#### Short exercise
Beneath this task is a listing; retype all of it exactly.

#### Records to process
┄┄┄┄┄┄┄┄┄┄┄┄┄┄┄┄┄┄┄┄
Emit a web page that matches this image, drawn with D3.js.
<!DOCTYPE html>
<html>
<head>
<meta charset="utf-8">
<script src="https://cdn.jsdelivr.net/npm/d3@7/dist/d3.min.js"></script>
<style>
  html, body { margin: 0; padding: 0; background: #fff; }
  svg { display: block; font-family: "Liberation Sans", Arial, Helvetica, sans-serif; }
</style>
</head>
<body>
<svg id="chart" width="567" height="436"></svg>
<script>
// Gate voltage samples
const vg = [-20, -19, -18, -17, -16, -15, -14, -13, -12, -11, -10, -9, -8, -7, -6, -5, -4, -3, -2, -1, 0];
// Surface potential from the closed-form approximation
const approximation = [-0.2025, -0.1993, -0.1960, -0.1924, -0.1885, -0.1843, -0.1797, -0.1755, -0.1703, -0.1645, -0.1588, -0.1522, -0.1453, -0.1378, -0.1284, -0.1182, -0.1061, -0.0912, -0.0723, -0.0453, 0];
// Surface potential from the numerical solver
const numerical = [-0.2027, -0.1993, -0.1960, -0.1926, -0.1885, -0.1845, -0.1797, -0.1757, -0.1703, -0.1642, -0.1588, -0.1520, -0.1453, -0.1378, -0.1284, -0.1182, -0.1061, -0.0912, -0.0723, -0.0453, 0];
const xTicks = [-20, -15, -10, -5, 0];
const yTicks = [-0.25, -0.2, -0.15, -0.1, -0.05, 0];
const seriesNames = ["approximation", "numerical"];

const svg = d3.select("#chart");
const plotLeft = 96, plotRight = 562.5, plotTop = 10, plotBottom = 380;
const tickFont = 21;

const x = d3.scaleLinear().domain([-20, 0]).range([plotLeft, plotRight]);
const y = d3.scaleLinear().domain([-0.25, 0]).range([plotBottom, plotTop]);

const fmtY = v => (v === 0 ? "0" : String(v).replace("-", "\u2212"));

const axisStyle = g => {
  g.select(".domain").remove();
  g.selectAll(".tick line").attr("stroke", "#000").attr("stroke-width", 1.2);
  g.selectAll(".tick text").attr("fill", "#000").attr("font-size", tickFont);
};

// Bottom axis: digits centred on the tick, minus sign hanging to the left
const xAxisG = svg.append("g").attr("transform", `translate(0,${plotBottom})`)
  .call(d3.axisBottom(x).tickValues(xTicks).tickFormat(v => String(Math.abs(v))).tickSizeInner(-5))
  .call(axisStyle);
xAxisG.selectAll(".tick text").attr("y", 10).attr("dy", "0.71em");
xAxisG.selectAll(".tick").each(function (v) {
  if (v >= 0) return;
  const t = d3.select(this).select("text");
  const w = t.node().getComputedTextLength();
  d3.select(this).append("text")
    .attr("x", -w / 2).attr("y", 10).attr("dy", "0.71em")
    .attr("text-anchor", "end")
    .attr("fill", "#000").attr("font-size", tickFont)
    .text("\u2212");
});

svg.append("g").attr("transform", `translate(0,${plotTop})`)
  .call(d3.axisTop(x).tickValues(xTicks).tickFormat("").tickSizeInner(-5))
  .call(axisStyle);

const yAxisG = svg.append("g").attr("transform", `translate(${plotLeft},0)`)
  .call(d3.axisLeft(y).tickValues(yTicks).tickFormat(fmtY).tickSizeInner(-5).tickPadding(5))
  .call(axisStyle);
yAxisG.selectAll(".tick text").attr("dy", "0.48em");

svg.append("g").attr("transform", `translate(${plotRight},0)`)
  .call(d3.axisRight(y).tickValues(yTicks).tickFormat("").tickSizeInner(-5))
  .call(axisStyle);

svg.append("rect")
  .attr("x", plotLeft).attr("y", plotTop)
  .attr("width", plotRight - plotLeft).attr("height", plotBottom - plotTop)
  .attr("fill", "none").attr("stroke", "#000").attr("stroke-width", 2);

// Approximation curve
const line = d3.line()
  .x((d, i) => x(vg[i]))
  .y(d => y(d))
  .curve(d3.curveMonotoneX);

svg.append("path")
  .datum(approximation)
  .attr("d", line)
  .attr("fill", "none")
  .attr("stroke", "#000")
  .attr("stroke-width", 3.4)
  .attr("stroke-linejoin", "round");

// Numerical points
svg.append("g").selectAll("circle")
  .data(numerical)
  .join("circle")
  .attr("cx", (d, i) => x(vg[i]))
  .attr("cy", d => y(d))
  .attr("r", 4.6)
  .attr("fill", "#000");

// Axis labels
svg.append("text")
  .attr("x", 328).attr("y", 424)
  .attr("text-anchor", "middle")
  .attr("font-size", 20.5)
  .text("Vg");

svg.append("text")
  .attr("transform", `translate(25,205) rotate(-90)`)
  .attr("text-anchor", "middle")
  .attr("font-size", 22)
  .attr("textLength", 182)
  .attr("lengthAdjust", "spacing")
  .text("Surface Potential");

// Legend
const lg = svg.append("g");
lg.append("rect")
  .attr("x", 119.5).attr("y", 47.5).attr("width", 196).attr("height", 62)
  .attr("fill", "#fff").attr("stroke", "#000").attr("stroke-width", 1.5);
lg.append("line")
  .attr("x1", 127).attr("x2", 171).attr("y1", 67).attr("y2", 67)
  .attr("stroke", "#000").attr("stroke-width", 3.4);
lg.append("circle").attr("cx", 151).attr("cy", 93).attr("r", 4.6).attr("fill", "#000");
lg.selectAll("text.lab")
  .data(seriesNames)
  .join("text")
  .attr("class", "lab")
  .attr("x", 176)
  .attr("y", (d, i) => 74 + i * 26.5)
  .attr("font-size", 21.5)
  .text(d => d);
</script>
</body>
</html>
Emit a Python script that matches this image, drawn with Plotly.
┄┄┄┄┄┄┄┄┄┄┄┄┄┄┄┄┄┄┄┄
#### The answer
Emit a web page that matches this image, drawn with D3.js.
<!DOCTYPE html>
<html>
<head>
<meta charset="utf-8">
<script src="https://cdn.jsdelivr.net/npm/d3@7/dist/d3.min.js"></script>
<style>
  html, body { margin: 0; padding: 0; background: #fff; }
  svg { display: block; font-family: "Liberation Sans", Arial, Helvetica, sans-serif; }
</style>
</head>
<body>
<svg id="chart" width="567" height="436"></svg>
<script>
// Gate voltage samples
const vg = [-20, -19, -18, -17, -16, -15, -14, -13, -12, -11, -10, -9, -8, -7, -6, -5, -4, -3, -2, -1, 0];
// Surface potential from the closed-form approximation
const approximation = [-0.2025, -0.1993, -0.1960, -0.1924, -0.1885, -0.1843, -0.1797, -0.1755, -0.1703, -0.1645, -0.1588, -0.1522, -0.1453, -0.1378, -0.1284, -0.1182, -0.1061, -0.0912, -0.0723, -0.0453, 0];
// Surface potential from the numerical solver
const numerical = [-0.2027, -0.1993, -0.1960, -0.1926, -0.1885, -0.1845, -0.1797, -0.1757, -0.1703, -0.1642, -0.1588, -0.1520, -0.1453, -0.1378, -0.1284, -0.1182, -0.1061, -0.0912, -0.0723, -0.0453, 0];
const xTicks = [-20, -15, -10, -5, 0];
const yTicks = [-0.25, -0.2, -0.15, -0.1, -0.05, 0];
const seriesNames = ["approximation", "numerical"];

const svg = d3.select("#chart");
const plotLeft = 96, plotRight = 562.5, plotTop = 10, plotBottom = 380;
const tickFont = 21;

const x = d3.scaleLinear().domain([-20, 0]).range([plotLeft, plotRight]);
const y = d3.scaleLinear().domain([-0.25, 0]).range([plotBottom, plotTop]);

const fmtY = v => (v === 0 ? "0" : String(v).replace("-", "\u2212"));

const axisStyle = g => {
  g.select(".domain").remove();
  g.selectAll(".tick line").attr("stroke", "#000").attr("stroke-width", 1.2);
  g.selectAll(".tick text").attr("fill", "#000").attr("font-size", tickFont);
};

// Bottom axis: digits centred on the tick, minus sign hanging to the left
const xAxisG = svg.append("g").attr("transform", `translate(0,${plotBottom})`)
  .call(d3.axisBottom(x).tickValues(xTicks).tickFormat(v => String(Math.abs(v))).tickSizeInner(-5))
  .call(axisStyle);
xAxisG.selectAll(".tick text").attr("y", 10).attr("dy", "0.71em");
xAxisG.selectAll(".tick").each(function (v) {
  if (v >= 0) return;
  const t = d3.select(this).select("text");
  const w = t.node().getComputedTextLength();
  d3.select(this).append("text")
    .attr("x", -w / 2).attr("y", 10).attr("dy", "0.71em")
    .attr("text-anchor", "end")
    .attr("fill", "#000").attr("font-size", tickFont)
    .text("\u2212");
});

svg.append("g").attr("transform", `translate(0,${plotTop})`)
  .call(d3.axisTop(x).tickValues(xTicks).tickFormat("").tickSizeInner(-5))
  .call(axisStyle);

const yAxisG = svg.append("g").attr("transform", `translate(${plotLeft},0)`)
  .call(d3.axisLeft(y).tickValues(yTicks).tickFormat(fmtY).tickSizeInner(-5).tickPadding(5))
  .call(axisStyle);
yAxisG.selectAll(".tick text").attr("dy", "0.48em");

svg.append("g").attr("transform", `translate(${plotRight},0)`)
  .call(d3.axisRight(y).tickValues(yTicks).tickFormat("").tickSizeInner(-5))
  .call(axisStyle);

svg.append("rect")
  .attr("x", plotLeft).attr("y", plotTop)
  .attr("width", plotRight - plotLeft).attr("height", plotBottom - plotTop)
  .attr("fill", "none").attr("stroke", "#000").attr("stroke-width", 2);

// Approximation curve
const line = d3.line()
  .x((d, i) => x(vg[i]))
  .y(d => y(d))
  .curve(d3.curveMonotoneX);

svg.append("path")
  .datum(approximation)
  .attr("d", line)
  .attr("fill", "none")
  .attr("stroke", "#000")
  .attr("stroke-width", 3.4)
  .attr("stroke-linejoin", "round");

// Numerical points
svg.append("g").selectAll("circle")
  .data(numerical)
  .join("circle")
  .attr("cx", (d, i) => x(vg[i]))
  .attr("cy", d => y(d))
  .attr("r", 4.6)
  .attr("fill", "#000");

// Axis labels
svg.append("text")
  .attr("x", 328).attr("y", 424)
  .attr("text-anchor", "middle")
  .attr("font-size", 20.5)
  .text("Vg");

svg.append("text")
  .attr("transform", `translate(25,205) rotate(-90)`)
  .attr("text-anchor", "middle")
  .attr("font-size", 22)
  .attr("textLength", 182)
  .attr("lengthAdjust", "spacing")
  .text("Surface Potential");

// Legend
const lg = svg.append("g");
lg.append("rect")
  .attr("x", 119.5).attr("y", 47.5).attr("width", 196).attr("height", 62)
  .attr("fill", "#fff").attr("stroke", "#000").attr("stroke-width", 1.5);
lg.append("line")
  .attr("x1", 127).attr("x2", 171).attr("y1", 67).attr("y2", 67)
  .attr("stroke", "#000").attr("stroke-width", 3.4);
lg.append("circle").attr("cx", 151).attr("cy", 93).attr("r", 4.6).attr("fill", "#000");
lg.selectAll("text.lab")
  .data(seriesNames)
  .join("text")
  .attr("class", "lab")
  .attr("x", 176)
  .attr("y", (d, i) => 74 + i * 26.5)
  .attr("font-size", 21.5)
  .text(d => d);
</script>
</body>
</html>
Emit a Python script that matches this image, drawn with Plotly.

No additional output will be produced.